Write the material out again in full, word for word. Do not include the pictures.

· · ·

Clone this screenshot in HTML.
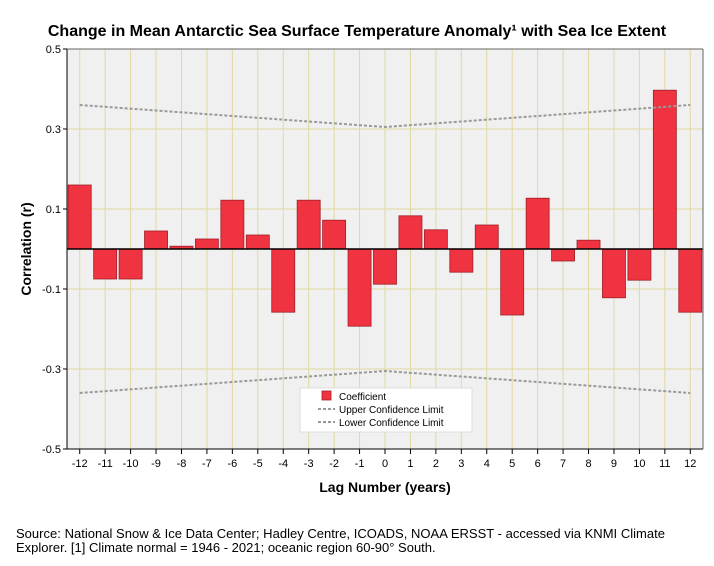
<!DOCTYPE html>
<html><head><meta charset="utf-8"><style>
body{margin:0;background:#fff;font-family:"Liberation Sans",Arial,sans-serif;}
svg text{font-family:"Liberation Sans",Arial,sans-serif;}
</style></head><body>
<svg id="chart" width="714" height="561" xmlns="http://www.w3.org/2000/svg">
<rect width="714" height="561" fill="#fff"/>
<text x="357" y="36" text-anchor="middle" font-size="16" font-weight="bold">Change in Mean Antarctic Sea Surface Temperature Anomaly¹ with Sea Ice Extent</text>
<rect x="67" y="49" width="636" height="400" fill="#f0f0f0"/>
<g id="grid"></g>
<g id="bars"></g>
<g id="lines"></g>
<g id="axes"></g>
<text transform="translate(31,249) rotate(-90)" text-anchor="middle" font-size="14" font-weight="bold">Correlation (r)</text>
<text x="385" y="492" text-anchor="middle" font-size="14" font-weight="bold">Lag Number (years)</text>
<g>
<rect x="300" y="388" width="172" height="44" fill="#fff" stroke="#ddd"/>
<rect x="322" y="391" width="9" height="9" fill="#ef3340" stroke="#a0202a" stroke-width="0.8"/>
<text x="339" y="400" font-size="10">Coefficient</text>
<line x1="318" y1="409" x2="335" y2="409" stroke="#999" stroke-width="2" stroke-dasharray="3,2"/>
<text x="339" y="413" font-size="10">Upper Confidence Limit</text>
<line x1="318" y1="422" x2="335" y2="422" stroke="#999" stroke-width="2" stroke-dasharray="3,2"/>
<text x="339" y="426" font-size="10">Lower Confidence Limit</text>
</g>
<text x="16" y="538" font-size="13" textLength="649">Source: National Snow &amp; Ice Data Center; Hadley Centre, ICOADS, NOAA ERSST - accessed via KNMI Climate</text>
<text x="16" y="552" font-size="13">Explorer. [1] Climate normal = 1946 - 2021; oceanic region 60-90° South.</text>
</svg>
<script>
const lags=[-12,-11,-10,-9,-8,-7,-6,-5,-4,-3,-2,-1,0,1,2,3,4,5,6,7,8,9,10,11,12];
const coefficients=[0.16,-0.075,-0.075,0.045,0.007,0.025,0.122,0.035,-0.158,0.122,0.072,-0.193,-0.088,0.083,0.048,-0.058,0.06,-0.165,0.127,-0.03,0.022,-0.122,-0.078,0.397,-0.158];
const limitLags=[-12,0,12];
const upperLimits=[0.36,0.305,0.36];
const lowerLimits=[-0.36,-0.305,-0.36];
const yTicks=[0.5,0.3,0.1,-0.1,-0.3,-0.5];
const yTickLabels=["0.5","0.3","0.1","-0.1","-0.3","-0.5"];
const NS="http://www.w3.org/2000/svg";
const L=67,R=703,T=49,B=449,yMin=-0.5,yMax=0.5;
const band=(R-L)/lags.length;
function xs(l){return L+band*(l-lags[0])+band/2;}
function ys(v){return B-(v-yMin)/(yMax-yMin)*(B-T);}
function mk(tag,attrs,parent){const e=document.createElementNS(NS,tag);for(const k in attrs)e.setAttribute(k,attrs[k]);document.getElementById(parent).appendChild(e);return e;}
lags.forEach(l=>{const g=mk('line',{x1:xs(l),x2:xs(l),y1:T,y2:B,stroke:'#e0d9a0','stroke-width':1},'grid');

});
yTicks.forEach(v=>{const g=mk('line',{x1:L,x2:R,y1:ys(v),y2:ys(v),stroke:'#e0d9a0','stroke-width':1},'grid');

});
lags.forEach((l,i)=>{const v=coefficients[i];const y0=ys(0),y1=ys(v);
const b=mk('rect',{x:xs(l)-band/2+1.2,y:Math.min(y0,y1),width:band-2.4,height:Math.abs(y1-y0),fill:'#ef3340',stroke:'#a0202a','stroke-width':0.8},'bars');

});
function pl(arr,name){const p=mk('polyline',{points:limitLags.map((l,i)=>xs(l)+','+ys(arr[i])).join(' '),fill:'none',stroke:'#999','stroke-width':2,'stroke-dasharray':'3,2'},'lines');

}
pl(upperLimits,'upper-confidence-line');pl(lowerLimits,'lower-confidence-line');
const z=mk('line',{x1:L,x2:R,y1:ys(0),y2:ys(0),stroke:'#000','stroke-width':1.5},'axes');


mk('line',{x1:L,x2:L,y1:T,y2:B,stroke:'#000','stroke-width':1},'axes');
mk('line',{x1:L,x2:R,y1:B,y2:B,stroke:'#000','stroke-width':1},'axes');
mk('line',{x1:L,x2:R,y1:T,y2:T,stroke:'#666','stroke-width':1},'axes');
mk('line',{x1:R,x2:R,y1:T,y2:B,stroke:'#666','stroke-width':1},'axes');
yTicks.forEach((v,i)=>{mk('line',{x1:L-4,x2:L,y1:ys(v),y2:ys(v),stroke:'#000'},'axes');
const t=mk('text',{x:L-6,y:ys(v)+4,'text-anchor':'end','font-size':11},'axes');t.textContent=yTickLabels[i];

});
lags.forEach(l=>{mk('line',{x1:xs(l),x2:xs(l),y1:B,y2:B+5,stroke:'#000'},'axes');
const t=mk('text',{x:xs(l),y:B+18,'text-anchor':'middle','font-size':11},'axes');t.textContent=String(l);

});
</script>
</body></html>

· · ·

FULL SOLUTION:
Clone this screenshot in HTML.
<!DOCTYPE html>
<html><head><meta charset="utf-8"><style>
body{margin:0;background:#fff;font-family:"Liberation Sans",Arial,sans-serif;}
svg text{font-family:"Liberation Sans",Arial,sans-serif;}
</style></head><body>
<svg id="chart" width="714" height="561" xmlns="http://www.w3.org/2000/svg">
<rect width="714" height="561" fill="#fff"/>
<text x="357" y="36" text-anchor="middle" font-size="16" font-weight="bold">Change in Mean Antarctic Sea Surface Temperature Anomaly¹ with Sea Ice Extent</text>
<rect x="67" y="49" width="636" height="400" fill="#f0f0f0"/>
<g id="grid"></g>
<g id="bars"></g>
<g id="lines"></g>
<g id="axes"></g>
<text transform="translate(31,249) rotate(-90)" text-anchor="middle" font-size="14" font-weight="bold">Correlation (r)</text>
<text x="385" y="492" text-anchor="middle" font-size="14" font-weight="bold">Lag Number (years)</text>
<g>
<rect x="300" y="388" width="172" height="44" fill="#fff" stroke="#ddd"/>
<rect x="322" y="391" width="9" height="9" fill="#ef3340" stroke="#a0202a" stroke-width="0.8"/>
<text x="339" y="400" font-size="10">Coefficient</text>
<line x1="318" y1="409" x2="335" y2="409" stroke="#999" stroke-width="2" stroke-dasharray="3,2"/>
<text x="339" y="413" font-size="10">Upper Confidence Limit</text>
<line x1="318" y1="422" x2="335" y2="422" stroke="#999" stroke-width="2" stroke-dasharray="3,2"/>
<text x="339" y="426" font-size="10">Lower Confidence Limit</text>
</g>
<text x="16" y="538" font-size="13" textLength="649">Source: National Snow &amp; Ice Data Center; Hadley Centre, ICOADS, NOAA ERSST - accessed via KNMI Climate</text>
<text x="16" y="552" font-size="13">Explorer. [1] Climate normal = 1946 - 2021; oceanic region 60-90° South.</text>
</svg>
<script>
const lags=[-12,-11,-10,-9,-8,-7,-6,-5,-4,-3,-2,-1,0,1,2,3,4,5,6,7,8,9,10,11,12];
const coefficients=[0.16,-0.075,-0.075,0.045,0.007,0.025,0.122,0.035,-0.158,0.122,0.072,-0.193,-0.088,0.083,0.048,-0.058,0.06,-0.165,0.127,-0.03,0.022,-0.122,-0.078,0.397,-0.158];
const limitLags=[-12,0,12];
const upperLimits=[0.36,0.305,0.36];
const lowerLimits=[-0.36,-0.305,-0.36];
const yTicks=[0.5,0.3,0.1,-0.1,-0.3,-0.5];
const yTickLabels=["0.5","0.3","0.1","-0.1","-0.3","-0.5"];
const NS="http://www.w3.org/2000/svg";
const L=67,R=703,T=49,B=449,yMin=-0.5,yMax=0.5;
const band=(R-L)/lags.length;
function xs(l){return L+band*(l-lags[0])+band/2;}
function ys(v){return B-(v-yMin)/(yMax-yMin)*(B-T);}
function mk(tag,attrs,parent){const e=document.createElementNS(NS,tag);for(const k in attrs)e.setAttribute(k,attrs[k]);document.getElementById(parent).appendChild(e);return e;}
lags.forEach(l=>{const g=mk('line',{x1:xs(l),x2:xs(l),y1:T,y2:B,stroke:'#e0d9a0','stroke-width':1},'grid');

});
yTicks.forEach(v=>{const g=mk('line',{x1:L,x2:R,y1:ys(v),y2:ys(v),stroke:'#e0d9a0','stroke-width':1},'grid');

});
lags.forEach((l,i)=>{const v=coefficients[i];const y0=ys(0),y1=ys(v);
const b=mk('rect',{x:xs(l)-band/2+1.2,y:Math.min(y0,y1),width:band-2.4,height:Math.abs(y1-y0),fill:'#ef3340',stroke:'#a0202a','stroke-width':0.8},'bars');

});
function pl(arr,name){const p=mk('polyline',{points:limitLags.map((l,i)=>xs(l)+','+ys(arr[i])).join(' '),fill:'none',stroke:'#999','stroke-width':2,'stroke-dasharray':'3,2'},'lines');

}
pl(upperLimits,'upper-confidence-line');pl(lowerLimits,'lower-confidence-line');
const z=mk('line',{x1:L,x2:R,y1:ys(0),y2:ys(0),stroke:'#000','stroke-width':1.5},'axes');


mk('line',{x1:L,x2:L,y1:T,y2:B,stroke:'#000','stroke-width':1},'axes');
mk('line',{x1:L,x2:R,y1:B,y2:B,stroke:'#000','stroke-width':1},'axes');
mk('line',{x1:L,x2:R,y1:T,y2:T,stroke:'#666','stroke-width':1},'axes');
mk('line',{x1:R,x2:R,y1:T,y2:B,stroke:'#666','stroke-width':1},'axes');
yTicks.forEach((v,i)=>{mk('line',{x1:L-4,x2:L,y1:ys(v),y2:ys(v),stroke:'#000'},'axes');
const t=mk('text',{x:L-6,y:ys(v)+4,'text-anchor':'end','font-size':11},'axes');t.textContent=yTickLabels[i];

});
lags.forEach(l=>{mk('line',{x1:xs(l),x2:xs(l),y1:B,y2:B+5,stroke:'#000'},'axes');
const t=mk('text',{x:xs(l),y:B+18,'text-anchor':'middle','font-size':11},'axes');t.textContent=String(l);

});
</script>
</body></html>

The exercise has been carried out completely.